Geologically, the Empty Quarter is one of the most oil-rich places in the world. Vast oil reserves have been discovered underneath the sand stacks. Sheyba, in the middle of the desert, is a major Arab light crude oil-producing site in Saudi Arabia. Also, Ghawwar Field, the largest oil field in the world, extends southward into the northernmost parts of the Empty Quarter.”
My friend had the opportunity to be the photographer of an official group which went into the Rub’ al Khali to conduct a geological survey. During the 2.5 weeks he traveled as part of this group through the Rub’ al Khali the temperatures ranged from 3 to 33 degrees celsius. With the exception of one night spent at an Aramco camp, all of their nights were spent camping among the open skies. I learned from him so much about the hidden treasures and beauty of this vast and perhaps at first glance, desolate desert. He told me how they first entered into the empty quarter through an area that has been preserved as an official wildlife reserve. To his surprise and delight, he was able to see (and photograph) a herd of 11 arabian oryx in their natural habitat. What makes this sighting even more significant is that the oryx is on the endangered species list and it is believed that there are less than 300 of them in existence. To see so many at one time is nothing less than a miracle. Many people who enter the wildlife preserve in the hopes to see even just one oryx will go away disappointed. The oryx is a medium sized antelope.
I further learned that within the Rub’ al Khali (about 5-7 days into the trip) the group came across a desert lake. Yes; you read that correctly – a lake in the midst of one of the world’s largest sand deserts.

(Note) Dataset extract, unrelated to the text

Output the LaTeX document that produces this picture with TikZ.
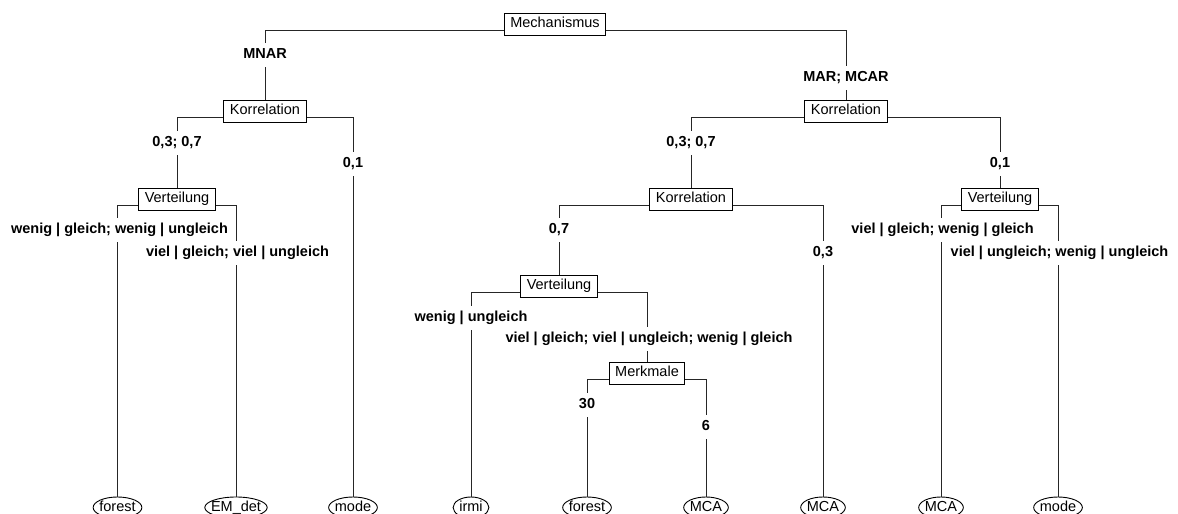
\documentclass[tikz,border=0pt]{standalone}
\usepackage{fontspec}
\setmainfont{Liberation Sans}
\usetikzlibrary{calc}
\begin{document}
\begin{tikzpicture}[x=1pt,y=-1pt,
  txt/.style={font=\fontsize{14.5}{17}\selectfont, text height=10.5pt, text depth=3pt},
  box/.style={txt, draw, line width=1pt, rectangle, inner xsep=6pt, inner ysep=0pt, minimum height=22pt},
  leaf/.style={txt, inner xsep=0pt, inner ysep=3.75pt},
  lbl/.style={txt, font=\fontsize{14.5}{17}\selectfont\bfseries, fill=white, inner xsep=2pt, inner ysep=5pt},
  edge/.style={line width=0.9pt, black!85},
  oval/.style={line width=0.9pt, black}]
\useasboundingbox (0,0) rectangle (1178,514);
\clip (0,0) rectangle (1178,514);
% boxes
\node[box] (m)  at (555,24)  {Mechanismus};
\node[box] (kL) at (265,111) {Korrelation};
\node[box] (kR) at (846,111) {Korrelation};
\node[box] (vL) at (177,199) {Verteilung};
\node[box] (kM) at (691,199) {Korrelation};
\node[box] (vR) at (1000,199) {Verteilung};
\node[box] (vM) at (559,286) {Verteilung};
\node[box] (mm) at (647,373) {Merkmale};
% leaves
\node[leaf] (f1)  at (117.5,507.5) {forest};
\node[leaf] (e1)  at (236,507.5)   {EM\_det};
\node[leaf] (mo1) at (353,507.5)   {mode};
\node[leaf] (ir)  at (471,507.5)   {irmi};
\node[leaf] (f2)  at (587,507.5)   {forest};
\node[leaf] (mc1) at (706,507.5)   {MCA};
\node[leaf] (mc2) at (823,507.5)   {MCA};
\node[leaf] (mc3) at (941,507.5)   {MCA};
\node[leaf] (mo2) at (1058,507.5)  {mode};
\foreach \lf in {f1,e1,mo1,ir,f2,mc1,mc2,mc3,mo2}
  \draw[oval] let \p1=(\lf.west), \p2=(\lf.east) in (\lf.center) ellipse ({0.5*\x2-0.5*\x1+6pt} and 10.5pt);
% edges
\draw[edge] ([yshift=-6pt]m.west)  -| (kL.north);
\draw[edge] ([yshift=-6pt]m.east)  -| (kR.north);
\draw[edge] ([yshift=-6pt]kL.west) -| (vL.north);
\draw[edge] ([yshift=-6pt]kL.east) -| (mo1.north);
\draw[edge] ([yshift=-6pt]vL.west) -| (f1.north);
\draw[edge] ([yshift=-6pt]vL.east) -| (e1.north);
\draw[edge] ([yshift=-6pt]kR.west) -| (kM.north);
\draw[edge] ([yshift=-6pt]kR.east) -| (vR.north);
\draw[edge] ([yshift=-6pt]kM.west) -| (vM.north);
\draw[edge] ([yshift=-6pt]kM.east) -| (mc2.north);
\draw[edge] ([yshift=-6pt]vM.west) -| (ir.north);
\draw[edge] ([yshift=-6pt]vM.east) -| (mm.north);
\draw[edge] ([yshift=-6pt]mm.west) -| (f2.north);
\draw[edge] ([yshift=-6pt]mm.east) -| (mc1.north);
\draw[edge] ([yshift=-6pt]vR.west) -| (mc3.north);
\draw[edge] ([yshift=-6pt]vR.east) -| (mo2.north);
% labels
\node[lbl] (t1)  at (265,55)    {MNAR};
\node[lbl] (t2)  at (846,78)    {MAR; MCAR};
\node[lbl] (t3)  at (177,143)   {0,3; 0,7};
\node[lbl] (t4)  at (353,164)   {0,1};
\node[lbl] (t5)  at (119.5,230) {wenig | gleich; wenig | ungleich};
\node[lbl] (t6)  at (237.5,253) {viel | gleich; viel | ungleich};
\node[lbl] (t7)  at (691,143)   {0,3; 0,7};
\node[lbl] (t8)  at (1000,164)  {0,1};
\node[lbl] (t9)  at (559,230)   {0,7};
\node[lbl] (t10) at (823,253)   {0,3};
\node[lbl] (t11) at (942.5,230) {viel | gleich; wenig | gleich};
\node[lbl] (t12) at (1059.5,253) {viel | ungleich; wenig | ungleich};
\node[lbl] (t13) at (471,318)   {wenig | ungleich};
\node[lbl] (t14) at (649,339)   {viel | gleich; viel | ungleich; wenig | gleich};
\node[lbl] (t15) at (587,405)   {30};
\node[lbl] (t16) at (706,427)   {6};
\end{tikzpicture}
\end{document}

It had rained three years ago and enough water still remained to qualify as a desert lake. Here is where my friend was able to view a wide variety of foliage which even included a seagull who had found its way to the water. Due to the location and composition of the ground, the water in the lake was composed more of sulphur water and emanated a sulphuric odor.
The group skirted the borders of the Rub’ al Khali between the Kingdom and UAE, Yemen and Oman. Much of the trip was actually on a paved road but naturally there were times when their SUV’s were driven across the sand dunes. They also stopped at several of the Aramco sites and saw the airstrips that had been built for Aramco. These same Aramco sites were not only well-secured but equipped with comfortable installations and lodging facilities.

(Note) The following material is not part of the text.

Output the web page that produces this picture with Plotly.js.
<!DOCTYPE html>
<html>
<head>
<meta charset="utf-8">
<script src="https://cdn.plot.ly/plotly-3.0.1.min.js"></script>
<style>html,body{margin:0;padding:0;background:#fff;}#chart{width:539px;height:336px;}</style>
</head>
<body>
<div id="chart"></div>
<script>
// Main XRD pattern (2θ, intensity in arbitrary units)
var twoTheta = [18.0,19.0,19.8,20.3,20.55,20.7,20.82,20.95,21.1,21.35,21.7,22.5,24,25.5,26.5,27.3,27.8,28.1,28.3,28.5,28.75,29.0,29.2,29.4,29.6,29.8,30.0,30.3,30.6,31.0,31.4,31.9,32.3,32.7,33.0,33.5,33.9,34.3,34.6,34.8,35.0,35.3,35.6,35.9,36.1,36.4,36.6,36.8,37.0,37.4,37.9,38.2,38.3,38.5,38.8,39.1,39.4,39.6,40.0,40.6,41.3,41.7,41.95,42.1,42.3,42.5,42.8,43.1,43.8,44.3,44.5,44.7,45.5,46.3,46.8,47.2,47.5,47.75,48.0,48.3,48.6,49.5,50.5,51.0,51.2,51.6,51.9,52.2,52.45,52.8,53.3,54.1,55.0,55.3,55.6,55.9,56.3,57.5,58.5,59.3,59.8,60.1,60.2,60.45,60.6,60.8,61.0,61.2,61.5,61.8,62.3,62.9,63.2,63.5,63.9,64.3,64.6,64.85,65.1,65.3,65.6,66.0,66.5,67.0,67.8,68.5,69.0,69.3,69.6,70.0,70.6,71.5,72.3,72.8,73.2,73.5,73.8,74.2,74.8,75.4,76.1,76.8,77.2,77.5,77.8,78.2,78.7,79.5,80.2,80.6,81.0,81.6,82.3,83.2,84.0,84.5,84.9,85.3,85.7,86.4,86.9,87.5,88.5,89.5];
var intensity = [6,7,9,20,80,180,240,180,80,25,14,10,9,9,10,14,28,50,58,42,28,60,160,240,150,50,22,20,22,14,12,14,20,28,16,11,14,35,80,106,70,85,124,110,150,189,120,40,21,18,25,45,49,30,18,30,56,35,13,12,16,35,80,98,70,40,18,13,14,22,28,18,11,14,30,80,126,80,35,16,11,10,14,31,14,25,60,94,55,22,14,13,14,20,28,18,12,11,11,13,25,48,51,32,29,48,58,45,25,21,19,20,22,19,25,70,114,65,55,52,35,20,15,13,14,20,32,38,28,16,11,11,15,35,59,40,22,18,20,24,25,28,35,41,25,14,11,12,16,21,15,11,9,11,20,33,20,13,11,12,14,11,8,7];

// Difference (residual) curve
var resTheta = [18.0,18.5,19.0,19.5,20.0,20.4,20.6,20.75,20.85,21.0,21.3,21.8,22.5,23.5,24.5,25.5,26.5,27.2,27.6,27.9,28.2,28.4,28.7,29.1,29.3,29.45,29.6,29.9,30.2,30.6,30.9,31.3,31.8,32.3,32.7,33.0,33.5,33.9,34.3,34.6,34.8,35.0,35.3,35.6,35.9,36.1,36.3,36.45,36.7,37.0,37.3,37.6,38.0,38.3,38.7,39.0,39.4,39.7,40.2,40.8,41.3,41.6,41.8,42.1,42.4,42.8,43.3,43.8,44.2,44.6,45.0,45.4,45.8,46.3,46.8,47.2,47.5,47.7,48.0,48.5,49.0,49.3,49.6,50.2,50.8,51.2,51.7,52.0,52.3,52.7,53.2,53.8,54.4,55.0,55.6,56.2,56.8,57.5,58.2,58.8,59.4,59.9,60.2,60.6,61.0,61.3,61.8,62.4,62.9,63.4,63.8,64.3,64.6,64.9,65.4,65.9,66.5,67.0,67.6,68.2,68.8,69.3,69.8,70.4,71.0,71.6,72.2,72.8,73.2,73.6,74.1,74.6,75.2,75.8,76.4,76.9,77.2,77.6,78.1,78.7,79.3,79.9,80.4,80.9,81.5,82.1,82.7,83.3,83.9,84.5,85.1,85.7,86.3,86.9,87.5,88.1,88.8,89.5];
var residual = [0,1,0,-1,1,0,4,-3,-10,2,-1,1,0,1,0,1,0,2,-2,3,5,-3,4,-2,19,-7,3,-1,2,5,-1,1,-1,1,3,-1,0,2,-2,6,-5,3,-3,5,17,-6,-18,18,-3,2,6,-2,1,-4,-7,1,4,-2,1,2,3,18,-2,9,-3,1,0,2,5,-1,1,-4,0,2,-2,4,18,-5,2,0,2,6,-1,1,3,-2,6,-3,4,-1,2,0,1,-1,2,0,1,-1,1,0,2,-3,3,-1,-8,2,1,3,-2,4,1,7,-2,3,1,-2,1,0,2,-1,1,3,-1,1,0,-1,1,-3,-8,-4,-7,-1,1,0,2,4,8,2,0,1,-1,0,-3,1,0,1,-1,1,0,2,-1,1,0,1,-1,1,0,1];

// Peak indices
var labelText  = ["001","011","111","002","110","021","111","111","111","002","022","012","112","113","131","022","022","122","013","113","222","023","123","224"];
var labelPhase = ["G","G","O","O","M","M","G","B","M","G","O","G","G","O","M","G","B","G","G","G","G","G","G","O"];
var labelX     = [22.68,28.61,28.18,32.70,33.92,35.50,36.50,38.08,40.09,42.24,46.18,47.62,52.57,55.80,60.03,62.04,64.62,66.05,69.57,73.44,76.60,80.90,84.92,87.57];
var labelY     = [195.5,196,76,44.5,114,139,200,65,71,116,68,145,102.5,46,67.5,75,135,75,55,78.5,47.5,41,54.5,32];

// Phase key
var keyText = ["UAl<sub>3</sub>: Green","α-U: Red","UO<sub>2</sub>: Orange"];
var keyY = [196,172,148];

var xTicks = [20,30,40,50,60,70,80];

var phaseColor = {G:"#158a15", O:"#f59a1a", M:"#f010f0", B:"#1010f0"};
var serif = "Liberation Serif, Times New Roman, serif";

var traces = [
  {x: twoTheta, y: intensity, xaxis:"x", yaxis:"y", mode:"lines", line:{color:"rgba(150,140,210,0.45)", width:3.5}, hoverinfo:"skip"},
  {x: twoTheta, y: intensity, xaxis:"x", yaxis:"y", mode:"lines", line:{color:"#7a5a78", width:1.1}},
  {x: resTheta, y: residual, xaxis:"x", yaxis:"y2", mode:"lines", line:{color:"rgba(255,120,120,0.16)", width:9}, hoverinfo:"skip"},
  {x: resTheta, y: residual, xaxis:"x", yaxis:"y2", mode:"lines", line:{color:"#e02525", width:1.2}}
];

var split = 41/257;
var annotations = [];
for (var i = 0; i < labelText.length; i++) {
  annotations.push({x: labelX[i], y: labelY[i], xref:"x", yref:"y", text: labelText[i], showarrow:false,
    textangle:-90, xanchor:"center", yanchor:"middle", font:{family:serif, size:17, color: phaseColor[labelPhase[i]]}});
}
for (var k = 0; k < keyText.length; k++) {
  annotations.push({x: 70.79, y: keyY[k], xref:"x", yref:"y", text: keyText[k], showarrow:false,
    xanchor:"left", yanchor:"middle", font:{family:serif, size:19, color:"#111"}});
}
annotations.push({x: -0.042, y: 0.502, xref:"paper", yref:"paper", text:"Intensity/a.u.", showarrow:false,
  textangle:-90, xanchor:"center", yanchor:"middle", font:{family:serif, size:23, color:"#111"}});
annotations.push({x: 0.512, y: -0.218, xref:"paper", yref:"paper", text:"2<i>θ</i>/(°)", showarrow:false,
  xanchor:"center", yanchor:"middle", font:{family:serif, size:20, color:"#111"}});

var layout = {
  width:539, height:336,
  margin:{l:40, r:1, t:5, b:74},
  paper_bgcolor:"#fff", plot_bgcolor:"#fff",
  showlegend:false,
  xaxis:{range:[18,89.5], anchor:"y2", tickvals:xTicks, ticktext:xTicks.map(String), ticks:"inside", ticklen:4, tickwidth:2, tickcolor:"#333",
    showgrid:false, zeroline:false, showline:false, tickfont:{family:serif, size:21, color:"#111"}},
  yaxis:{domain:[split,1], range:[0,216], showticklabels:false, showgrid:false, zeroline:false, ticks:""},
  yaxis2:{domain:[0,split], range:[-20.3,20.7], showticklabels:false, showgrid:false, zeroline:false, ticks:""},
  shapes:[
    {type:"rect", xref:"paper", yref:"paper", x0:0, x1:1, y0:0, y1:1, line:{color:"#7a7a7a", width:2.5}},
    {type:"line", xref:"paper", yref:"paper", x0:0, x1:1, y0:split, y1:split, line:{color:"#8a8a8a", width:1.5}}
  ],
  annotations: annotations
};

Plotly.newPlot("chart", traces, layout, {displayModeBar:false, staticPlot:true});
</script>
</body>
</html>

Taking a tour into the Rub’ al Khali has been a dream of mine even before coming to the Kingdom. I have learned through my friend that tours can be arranged by knowledgable beudion guides. I hope to receive this contact information and will be happy to share it once received for others who may have this same dream. However it will be unlikely that I would take such a tour during 2008 as the prime season to go into the empty quarter is just about over. The sand storm season across the desert has started and then that season is followed the intense searing heat which exceeds 60 degrees celsius so in all likelihood such a trip will have to be planned for Spring 2009.